Une barrière arbitraire
Pour Romain Gizolme, de l'AD-PA, association de directeurs d'EHPAD, il est incompréhensible que dans les maisons de retraite "on n'emploie jamais le mot 'handicap'". "L'Etat veut nous fait croire qu'il y a d'un côté des personnes en situation de handicap, de l'autre des personnes dépendantes", ironise-t-il. Cette barrière d'âge semble d'autant plus "arbitraire" qu'aujourd'hui "à 65 ou 70 ans on est encore un citoyen actif, inséré dans la vie sociale, et tout l'enjeu c'est de le rester", observe Marie-Anne Montchamp, présidente de la Caisse nationale de solidarité pour l'autonomie (CNSA), qui gère le financement des aides aux personnes handicapées et aux seniors dépendants. Il serait toutefois simpliste de considérer que la PCH est toujours plus favorable que l'APA. La première, contrairement à la deuxième, ne permet pas, par exemple, de financer l'intervention d'une femme de ménage à domicile.

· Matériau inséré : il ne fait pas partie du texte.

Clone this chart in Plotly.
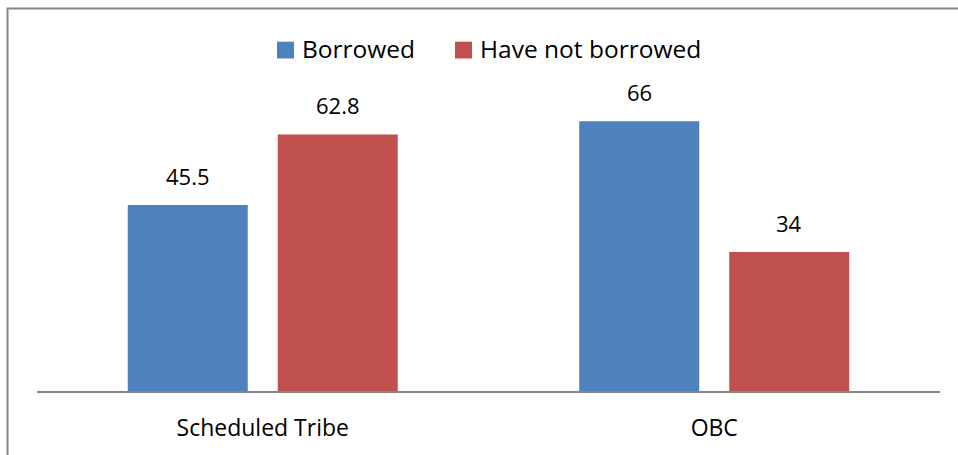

Une réforme à 500 millions d'euros ?
Une réforme de la barrière d'âge aurait cependant un coût : jusqu'à 504 millions d'euros par an si la limite était seulement déplacée de 60 à 75 ans, selon l'Inspection générale des affaires sociales. Un montant à comparer aux 7,7 milliards d'euros qu'ont coûtés en 2017 les deux prestations (5,8 milliards pour l'APA et 1,9 pour la PCH). Pour Florence Leduc, de l'Association française des aidants, il ne faut toutefois pas "faire inutilement peur" en "agitant des chiffres". Seul un nombre "infinitésimal" de personnes âgées dépendantes ont besoin d'une assistance 24h/24, et seraient donc éligibles à une aide financière très élevée, selon elle.
Autre barrière à 75 ans
Une autre barrière d'âge, fixée à 75 ans, fait débat : elle concerne des personnes dont le handicap s'est déclaré avant 60 ans, mais qui dans un premier temps n'ont pas demandé à bénéficier de la PCH. Lorsqu'elles la réclament des années après - souvent, au moment où leur conjoint n'est plus en mesure de les aider -, c'est la douche froide : après 75 ans, il est trop tard. En mai 2018, l'Assemblée nationale a voté la suppression de cette autre barrière (article en lien ci-dessous). Mais la mesure n'a pas encore été soumise au Sénat.